I was conversing with a friend a few days ago via text messaging about the holidays, and that it doesn’t bother me as much anymore; I am feeling much better, and am able to deal with the loss of my mother more maturely now, so to speak. Then, I promptly slipped into a deep depression, accompanied by a completely atrocious attitude. Well, I guess I wasn’t progressing as well as I thought. Granted, 2014 hasn’t exactly been a banner year for me, but looking back, what year was? I digress.
13 is apparently getting ready to ask a new girl to go steady. She is tutoring him in math. He is literally living out a fantasy if she says yes.

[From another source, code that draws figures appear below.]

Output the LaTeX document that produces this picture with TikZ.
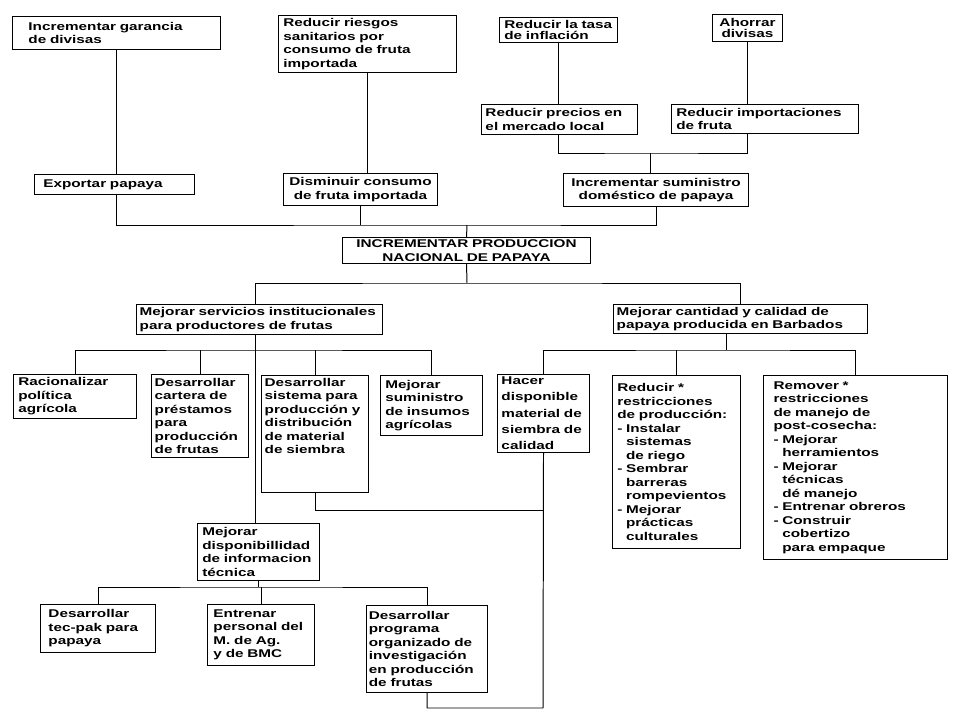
\documentclass[tikz,border=0pt]{standalone}
\usepackage{fontspec}
\newfontfamily\boxfont[FakeStretch=1.36]{Liberation Sans}
\newcommand{\ind}{\hspace*{0.22cm}}
\tikzset{
  box/.style={draw=black,line width=0.7pt,anchor=north west,align=left,
              inner xsep=0.12cm,inner ysep=0.06cm,
              font=\boxfont\bfseries\fontsize{8}{9.6}\selectfont},
  boxc/.style={box,align=center},
  link/.style={draw=black,line width=0.7pt},
}
\begin{document}
\begin{tikzpicture}[x=0.025cm,y=-0.025cm]
  \useasboundingbox (0,0) rectangle (960,720);
  % ends and means above the core problem
  \node[box,inner xsep=0.4cm,text width=4.4cm,minimum height=0.825cm] (fin1) at (12,16)
    {Incrementar garancia\\de divisas};
  \node[box,text width=4.21cm,minimum height=1.425cm] (fin2) at (278,15)
    {Reducir riesgos\\sanitarios por\\consumo de fruta\\importada};
  \node[box,text width=2.71cm,minimum height=0.625cm] (fin3) at (499,17)
    {Reducir la tasa\\[-2pt]de inflación};
  \node[boxc,text width=1.51cm,minimum height=0.675cm] (fin4) at (712,14)
    {Ahorrar\\[-2pt]divisas};
  \node[box,inner xsep=0.1cm,text width=3.7cm,minimum height=0.75cm] (sub3) at (481,104)
    {Reducir precios en\\el mercado local};
  \node[box,text width=4.435cm,minimum height=0.725cm] (sub4) at (671,104)
    {Reducir importaciones\\de fruta};
  \node[box,inner xsep=0.22cm,text width=3.56cm,minimum height=0.5cm] (out1) at (34,174)
    {Exportar papaya};
  \node[boxc,text width=3.61cm,minimum height=0.8cm] (out2) at (283,173)
    {Disminuir consumo\\de fruta importada};
  \node[boxc,text width=4.385cm,minimum height=0.825cm] (out3) at (563,173)
    {Incrementar suministro\\doméstico de papaya};
  \node[boxc,text width=5.96cm,minimum height=0.65cm] (core) at (342,237)
    {INCREMENTAR PRODUCCION\\NACIONAL DE PAPAYA};
  % two main lines of action
  \node[box,inner xsep=0.08cm,text width=5.99cm,minimum height=0.75cm] (inst) at (136,304)
    {Mejorar servicios institucionales\\para productores de frutas};
  \node[box,inner xsep=0.08cm,text width=6.19cm,minimum height=0.725cm] (qual) at (613,304)
    {Mejorar cantidad y calidad de\\papaya producida en Barbados};
  \node[box,text width=2.835cm,minimum height=1.1cm] (pol) at (13,374)
    {Racionalizar\\política\\agrícola};
  \node[box,inner xsep=0.08cm,text width=2.265cm,minimum height=2.075cm] (loan) at (151,374)
    {Desarrollar\\cartera de\\préstamos\\para\\producción\\de frutas};
  \node[box,inner xsep=0.08cm,text width=2.515cm,text depth=2.6cm] (seedsys) at (261,375)
    {Desarrollar\\sistema para\\producción~y\\distribución\\de material\\de siembra};
  \node[box,text width=2.31cm,minimum height=1.5cm] (inputs) at (380,375)
    {Mejorar\\suministro\\de insumos\\agrícolas};
  \node[box,inner xsep=0.1cm,text width=2.1cm,minimum height=1.925cm] (seed) at (497,374)
    {Hacer\\[2pt]disponible\\[2pt]material~de\\[2pt]siembra~de\\[2pt]calidad};
  \node[box,text width=2.96cm,minimum height=4.325cm] (prod) at (612,375)
    {Reducir *\\restricciones\\de producción:\\- Instalar\\\ind sistemas\\\ind de riego\\- Sembrar\\\ind barreras\\\ind rompevientos\\- Mejorar\\\ind prácticas\\\ind culturales};
  \node[box,inner xsep=0.25cm,text width=4.1cm,minimum height=4.6cm] (post) at (763,375)
    {Remover *\\restricciones\\de manejo de\\post-cosecha:\\- Mejorar\\\ind herramientos\\- Mejorar\\\ind técnicas\\\ind dé manejo\\- Entrenar obreros\\- Construir\\\ind cobertizo\\\ind para empaque};
  \node[box,text width=2.81cm,minimum height=1.425cm] (info) at (197,523)
    {Mejorar\\disponibillidad\\de informacion\\técnica};
  \node[box,inner xsep=0.2cm,text width=2.475cm,minimum height=1.2cm] (tec) at (40,604)
    {Desarrollar\\tec-pak para\\papaya};
  \node[box,inner xsep=0.15cm,text width=2.375cm,minimum height=1.525cm] (staff) at (207,604)
    {Entrenar\\personal del\\M. de Ag.\\y de BMC};
  \node[box,inner xsep=0.06cm,text width=2.905cm,minimum height=2.175cm] (res) at (366,605)
    {Desarrollar\\programa\\organizado~de\\investigación\\en producción\\de frutas};
  % junction points
  \coordinate (jn) at (650,153);
  \coordinate (busA) at (467,225);
  \coordinate (busB) at (467,283);
  \coordinate (spine) at (255,350);
  \coordinate (busD) at (726,350);
  \coordinate (busE) at (543,708);
  \coordinate (busF) at (543,510);
  \coordinate (busG) at (260,587);
  \draw[link] (fin1.south) -- (fin1.south |- out1.north);
  \draw[link] (fin2.south) -- (fin2.south |- out2.north);
  \draw[link] (fin3.south) -- (fin3.south |- sub3.north);
  \draw[link] (fin4.south) -- (fin4.south |- sub4.north);
  \draw[link] (sub3.south -| fin3.south) |- (jn) -| (sub4.south -| fin4.south);
  \draw[link] (jn) -- (jn |- out3.north);
  \draw[link] (out1.south -| fin1.south) |- (busA) -| (out3.south);
  \draw[link] (out2.south) -- (out2.south |- busA);
  \draw[link] (busA) -- (core.north);
  \draw[link] (core.south) -- (busB);
  \draw[link] (inst.north -| spine) |- (busB) -| (qual.north);
  \draw[link] (inst.south -| spine) -- (info.north -| spine);
  \draw[link] (pol.north) |- (spine) -| (inputs.north);
  \draw[link] (loan.north) -- (loan.north |- spine);
  \draw[link] (seedsys.north) -- (seedsys.north |- spine);
  \draw[link] (qual.south -| busD) -- (busD);
  \draw[link] (seed.north) |- (busD) -| (post.north);
  \draw[link] (prod.north) -- (prod.north |- busD);
  \draw[link] (seed.south) -- (busE) -| (res.south);
  \draw[link] (seedsys.south) |- (busF);
  \draw[link] (info.south) -- (info.south |- busG);
  \draw[link] (tec.north) |- (busG) -| (res.north);
  \draw[link] (staff.north) -- (staff.north |- busG);
\end{tikzpicture}
\end{document}
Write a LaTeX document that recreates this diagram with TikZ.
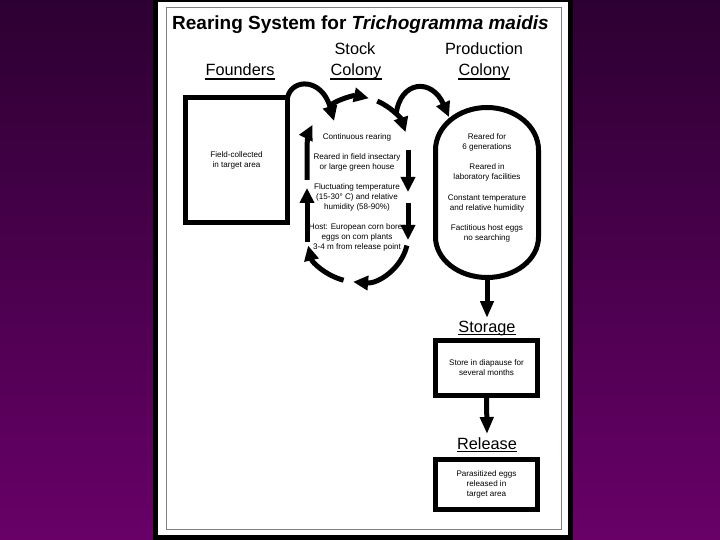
\documentclass[tikz,border=0pt]{standalone}
\usepackage{fontspec}
\setmainfont{Liberation Sans}
\usetikzlibrary{arrows.meta,calc}
\definecolor{bgtop}{RGB}{45,0,50}
\definecolor{bgbot}{RGB}{104,0,104}
\begin{document}
\begin{tikzpicture}[x=1pt,y=-1pt,
  thickline/.style={line width=5pt},
  arr/.style={line width=5pt,-{Triangle[length=15pt,width=14pt]}},
  varr/.style={line width=5pt,-{Triangle[length=17pt,width=13pt]}},
  small/.style={font=\fontsize{8.1}{10}\selectfont, align=center, inner sep=0pt},
  hdr/.style={font=\fontsize{16.3}{19}\selectfont, inner sep=0pt, anchor=base},
  boxed/.style={draw, line width=5pt, outer sep=0pt, inner sep=0pt, font=\fontsize{8.1}{10}\selectfont, align=center},
  uline/.style={line width=1.2pt},
]
\useasboundingbox (0,0) rectangle (720,540);
% background
\shade[top color=bgtop, bottom color=bgbot] (0,0) rectangle (720,540);
\fill[black] (153,0) rectangle (573,540);
\fill[white] (158,2) rectangle (568,535);
\draw[gray, line width=0.8pt] (166,7) rectangle (561,529);

% title
\node[anchor=base west, inner sep=0pt, font=\fontsize{19}{22}\selectfont\bfseries] (title) at (172,30) {Rearing System for \textit{Trichogramma maidis}};

% headers
\node[hdr] (stockA) at (355,55) {Stock};
\node[hdr] (stockB) at (356,76) {Colony};
\node[hdr] (prodA) at (484,55) {Production};
\node[hdr] (prodB) at (484,76) {Colony};
\node[hdr] (found) at (240,76) {Founders};
\foreach \n in {stockB,prodB,found}
  \draw[uline] ($(\n.base west)+(0,3)$) -- ($(\n.base east)+(0,3)$);

% founders box
\node[boxed, minimum width=102pt, minimum height=125pt] (fbox) at (236.5,160) {Field-collected\\in target area};

% stock colony loop
\draw[arr] (357.5,148) ++(238:50.5 and 51) arc[start angle=238,end angle=283,x radius=50.5,y radius=51];
\draw[arr] (357.5,148) ++(293:50.5 and 51) arc[start angle=293,end angle=342,x radius=50.5,y radius=51];
\draw[arr] (408,150) -- (408,192);
\draw[arr] (408,203) -- (408,240);
\draw[arr] (357.5,236) ++(12:50.5 and 46) arc[start angle=12,end angle=95,x radius=50.5,y radius=46];
\draw[arr] (357.5,236) ++(106:50.5 and 46) arc[start angle=106,end angle=168,x radius=50.5,y radius=46];
\draw[arr] (307,242) -- (307,188);
\draw[arr] (307,180) -- (307,148) arc[start angle=180,end angle=207,x radius=50.5,y radius=51];

\node[small] (s1) at (357,137) {Continuous rearing};
\node[small] (s2) at (357,162) {Reared in field insectary\\or large green house};
\node[small] (s3) at (357,197) {Fluctuating temperature\\(15-30\textdegree{} C) and relative\\humidity (58-90\%)};
\node[small] (s4) at (357,237) {Host: European corn borer\\eggs on corn plants\\3-4 m from release point};

% connectors founders -> stock, stock -> production
\coordinate (stkin) at (334,121);
\draw[arr] (fbox.north east) .. controls (292,78) and (322,78) .. (stkin);
\coordinate (stkout) at (396,115);
\coordinate (prodin) at (449,117);
\draw[arr] (stkout) .. controls (400,80) and (432,78) .. (prodin);

% production colony
\draw[thickline] (435.5,150) arc[start angle=180,end angle=360,x radius=51.5,y radius=42.5]
  -- (538.5,237) arc[start angle=0,end angle=180,x radius=51.5,y radius=40.5] -- cycle;
\node[small] (p1) at (487,142.5) {Reared for\\6 generations};
\node[small] (p2) at (487,172.5) {Reared in\\laboratory facilities};
\node[small] (p3) at (487,203.5) {Constant temperature\\and relative humidity};
\node[small] (p4) at (487,233.5) {Factitious host eggs\\no searching};
\coordinate (pbot) at (487,279);

% storage
\node[hdr] (stor) at (487,332) {Storage};
\draw[uline] ($(stor.base west)+(0,2.5)$) -- ($(stor.base east)+(0,2.5)$);
\coordinate (storin) at (487,318);
\draw[varr] (pbot) -- (storin);
\node[boxed, minimum width=102pt, minimum height=55pt] (sbox) at (486.5,368) {Store in diapause for\\several months};

% release
\node[hdr] (rel) at (487,449) {Release};
\draw[uline] ($(rel.base west)+(0,2.5)$) -- ($(rel.base east)+(0,2.5)$);
\coordinate (relin) at (487,434);
\draw[varr] (sbox.south) -- (relin);
\node[boxed, minimum width=102pt, minimum height=50pt] (rbox) at (486.5,484.5) {Parasitized eggs\\released in\\target area};
\end{tikzpicture}
\end{document}
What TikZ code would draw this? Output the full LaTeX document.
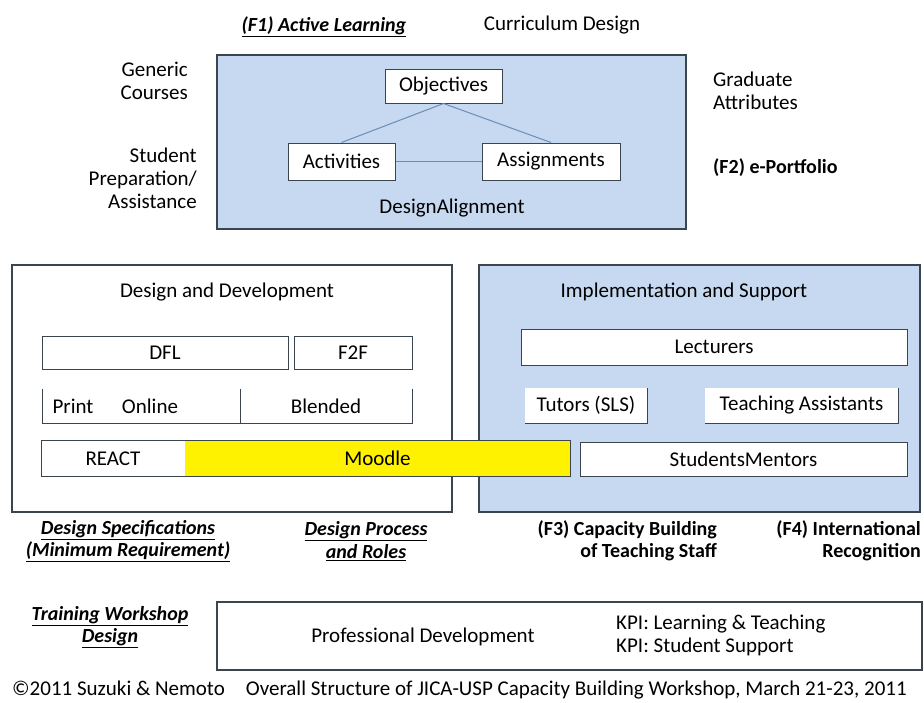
\documentclass[tikz,border=0pt]{standalone}
\usepackage{fontspec}
\setmainfont{Carlito}
\usetikzlibrary{positioning}

\definecolor{paleblue}{HTML}{C6D9F1}
\definecolor{edgegray}{HTML}{3B4550}
\definecolor{linkblue}{HTML}{6A8DB5}

\begin{document}
\begin{tikzpicture}[%
  x=1pt, y=-1pt,
  every node/.style={font=\fontsize{21}{23}\selectfont, inner sep=0pt},
  panel/.style={draw=edgegray, line width=1.2pt},
  bluepanel/.style={panel, fill=paleblue},
  item/.style={draw=edgegray, line width=1pt, fill=white},
  plainitem/.style={fill=white},
  heading/.style={font=\fontsize{20}{22.5}\selectfont\bfseries\itshape, align=center},
  factor/.style={font=\fontsize{20}{22.5}\selectfont\bfseries, align=right},
  link/.style={linkblue, line width=1pt}
]

  \useasboundingbox (0,0) rectangle (924,702);

  % curriculum design
  \node[heading] (f1) at (324,27) {\underline{(F1) Active Learning}};
  \node (curtitle) at (562,25) {Curriculum Design};

  \node[bluepanel, minimum width=469, minimum height=174] (curr) at (451.5,142) {};
  \node[item, minimum width=117, minimum height=34] (obj) at (443.5,86) {Objectives};
  \node[item, minimum width=107, minimum height=37] (act) at (341.5,161.5) {Activities};
  \node[item, minimum width=138, minimum height=37] (asg) at (551,161.5) {Assignments};
  \node (align) at (452,208) {DesignAlignment};

  \draw[link] (obj.south) -- (act.north);
  \draw[link] (obj.south) -- (asg.north);
  \draw[link] (act.east) -- (asg.west);

  \node[anchor=east, align=right] (generic) at (188,81) {Generic\\Courses};
  \node[anchor=east, align=right] (prep) at (197,178) {Student\\Preparation/\\Assistance};
  \node[anchor=west, align=left] (grad) at (713,91) {Graduate\\Attributes};
  \node[anchor=west, factor] (f2) at (713,168) {(F2) e-Portfolio};

  % design and development
  \node[panel, fill=white, minimum width=440, minimum height=247] (dev) at (232,388.5) {};
  \node (devtitle) at (227,292) {Design and Development};
  \node[item, minimum width=246, minimum height=33] (dfl) at (165,352.5) {DFL};
  \node[item, minimum width=118, minimum height=33] (f2f) at (353,352.5) {F2F};

  \coordinate (brA) at (42,389);
  \coordinate (brB) at (42,423);
  \coordinate (brC) at (412,423);
  \coordinate (brD) at (412,389);
  \coordinate (brM) at (240,389);
  \coordinate (brN) at (240,423);
  \draw[edgegray, line width=1pt] (brA) -- (brB) -- (brC) -- (brD);
  \draw[edgegray, line width=1pt] (brM) -- (brN);
  \node (print) at (73,406) {Print};
  \node (online) at (150,406) {Online};
  \node (blended) at (326,406) {Blended};

  % implementation and support
  \node[bluepanel, minimum width=441, minimum height=247] (impl) at (699.5,388.5) {};
  \node (impltitle) at (684,292) {Implementation and Support};
  \node[item, minimum width=386, minimum height=36] (lect) at (714,347) {Lecturers};
  \node[plainitem, minimum width=122, minimum height=35] (tutor) at (586,405.5) {Tutors (SLS)};
  \node[plainitem, minimum width=193, minimum height=35] (ta) at (801.5,405.5) {Teaching Assistants};
  \draw[edgegray, line width=1pt] (tutor.north east) -- (tutor.south east) -- (tutor.south west);
  \draw[edgegray, line width=1pt] (ta.north east) -- (ta.south east) -- (ta.south west);
  \node[item, minimum width=327, minimum height=34] (mentor) at (743.5,459) {StudentsMentors};

  % platform bar
  \node[fill=white, minimum width=528, minimum height=35] (bar) at (306,458.5) {};
  \node[fill=yellow, minimum width=385, minimum height=35] (moodle) at (377.5,458.5) {Moodle};
  \node (react) at (113,459) {REACT};
  \draw[edgegray, line width=1pt] (bar.north west) rectangle (bar.south east);

  % labels under the panels
  \node[heading] (spec) at (128,541) {\underline{Design Specifications}\\\underline{(Minimum Requirement)}};
  \node[heading] (proc) at (366,541) {\underline{Design Process}\\\underline{and Roles}};
  \node[factor, anchor=east] (f3) at (717,541) {(F3) Capacity Building\\of Teaching Staff};
  \node[factor, anchor=east] (f4) at (921,541) {(F4) International\\Recognition};

  % workshop
  \node[heading] (train) at (110,627) {\underline{Training Workshop}\\\underline{Design}};
  \node[panel, fill=white, minimum width=705, minimum height=68] (pd) at (569.5,636) {};
  \node (pdtext) at (423,637) {Professional Development};
  \node[anchor=west, align=left] (kpi) at (616,635) {KPI: Learning \& Teaching\\KPI: Student Support};

  \node[anchor=west] (foot) at (12,690) {\textcopyright2011 Suzuki \& Nemoto\quad Overall Structure of JICA-USP Capacity Building Workshop, March 21-23, 2011};

\end{tikzpicture}
\end{document}
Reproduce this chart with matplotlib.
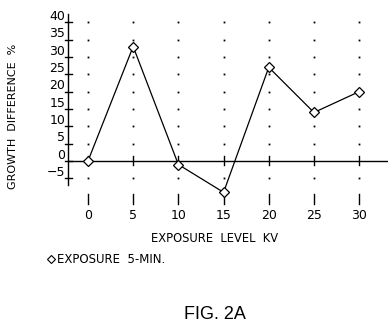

The kid has skills, I will give him that. He will be leaving to see his father for Christmas in another 13 days, and he doesn’t seem too excited about it at the moment. When he’s there I know he’ll have a good time, though; his father is a real life cartoon character, so 13 will get his fill of rough-housing and the like that he doesn’t get here. Around these parts, we have dinner table discussions regarding the ongoing repression of minority groups and the poor treatment of women in society. With his father, he listens to country music, goes muddin’, plays with horses, and gets his fill of League of Legends. Come to think of it, why isn’t he more excited?